Last updated Wednesday, May 18, 2005
The market continues to be largely influenced by the lack of
product available. Except for a day here or there, we haven’t
seen an increase in the volume of vehicles for sale over the
past month and don’t see any reason for that to change in the
short term. New vehicle sales continue to be slow and lease
returns scarce. While we get feedback from time-to-time that
there seems to be some softening of prices, those brief
interludes seem to be followed closely by a strong rebound in
the market and we are not yet ready to announce the end to what
has been a very positive selling period for those fortunate
enough to find vehicles to sell or trade.
Older vehicles and vehicles in the under $10,000 price range
seem to be particularly strong. Domestics, at least on both
coasts where they are so scarce, are also doing quite well.
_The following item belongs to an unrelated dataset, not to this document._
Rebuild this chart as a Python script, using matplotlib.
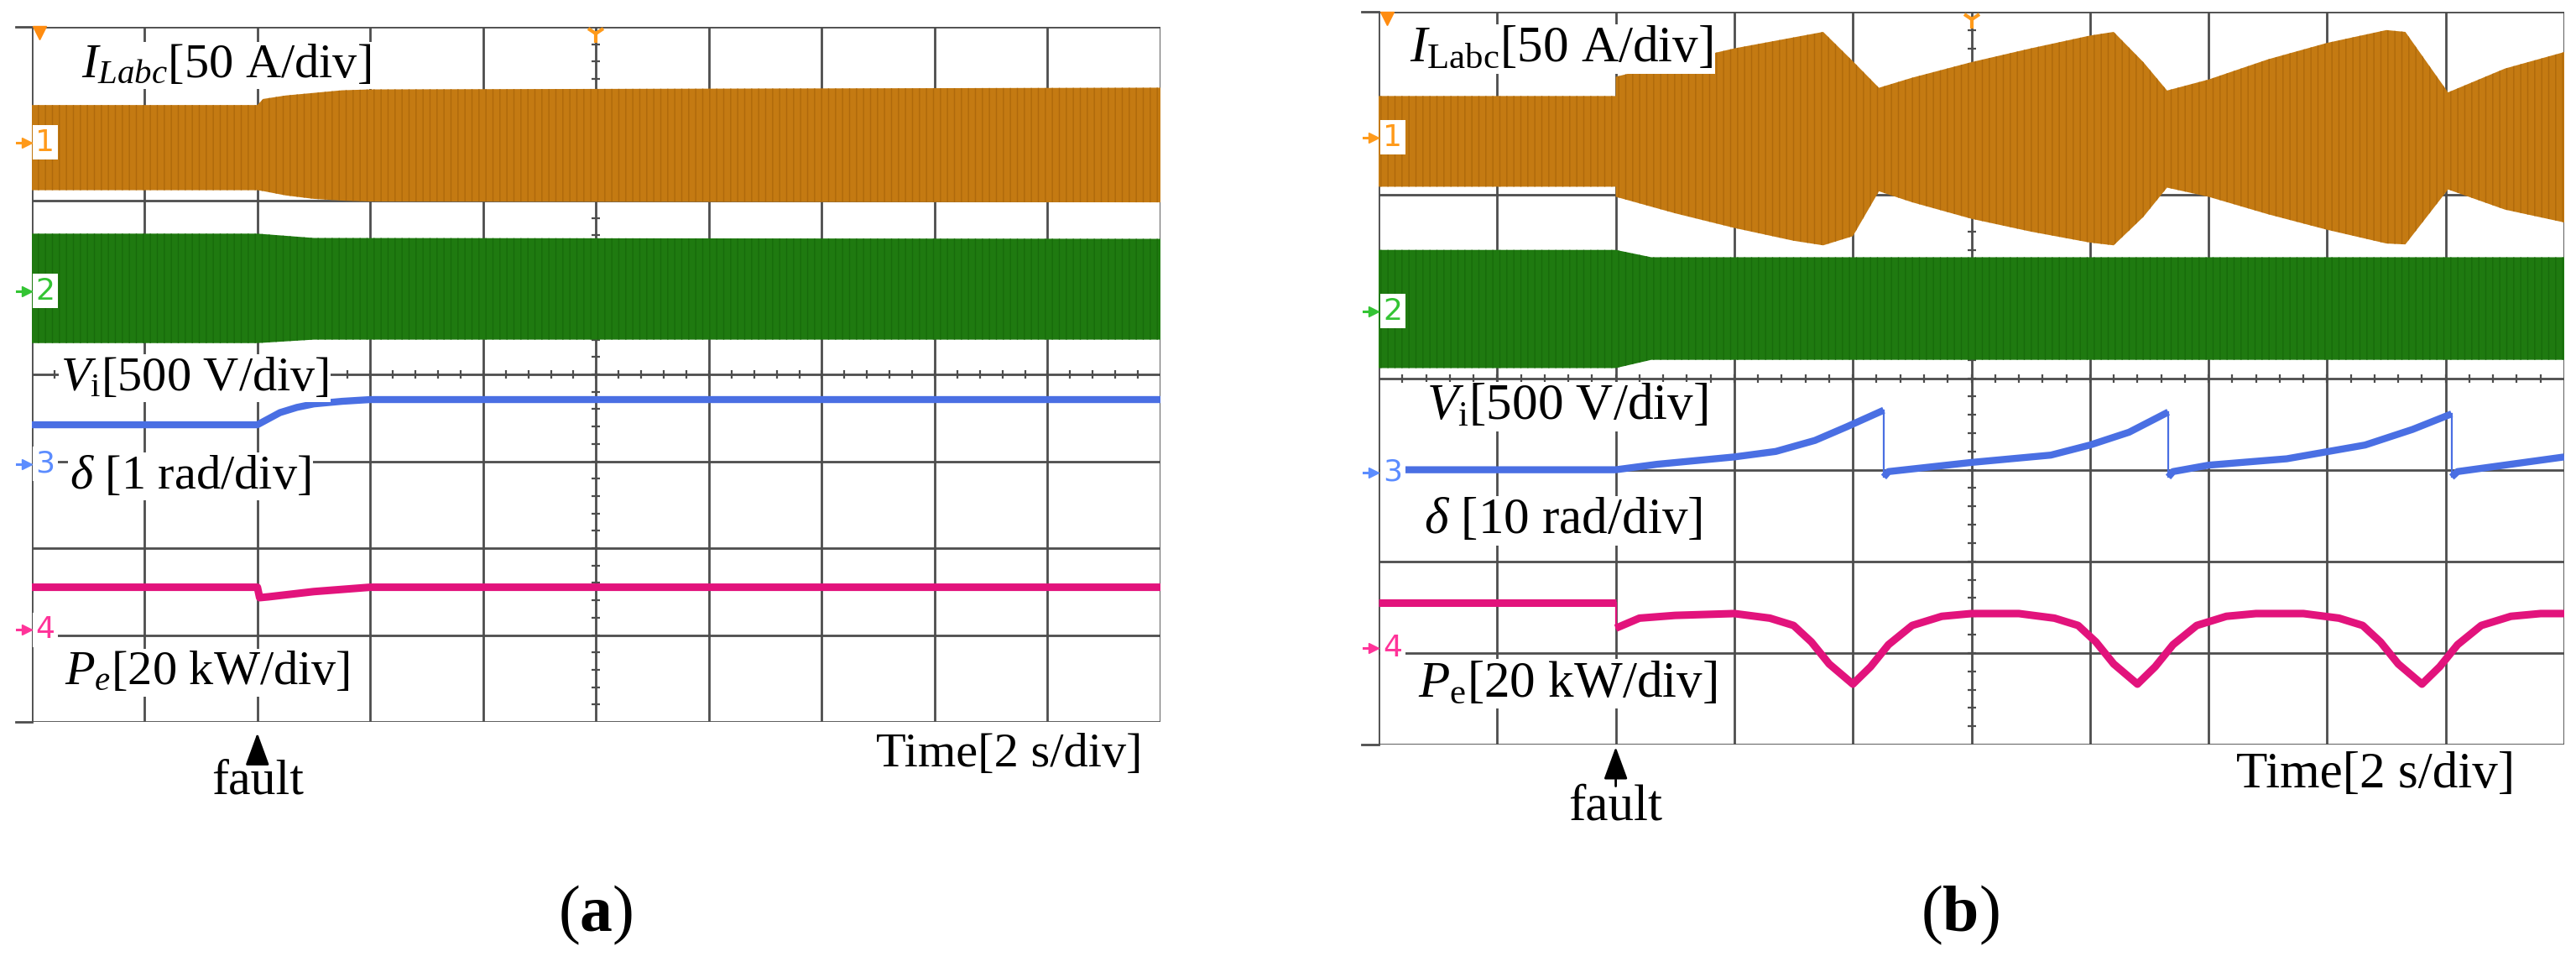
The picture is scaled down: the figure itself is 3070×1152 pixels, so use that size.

We will say once again that the one area of the market that is not following that pattern is high end European manufacturers. We assume that is due to their relatively strong new vehicle sales and a relatively high number of lease returns. Mercedes, BMW, Jaguar, and Audi have experienced steady declines over the past few months while there has been little decline and much actual increase in the rest of the market. Full size SUVs should be watched closely as that market also seems to be experiencing some erosion in the face of rising gasoline prices and increased availability as consumers bail out of them.
We think that with those exceptions the market will be pretty much unchanged for the following month.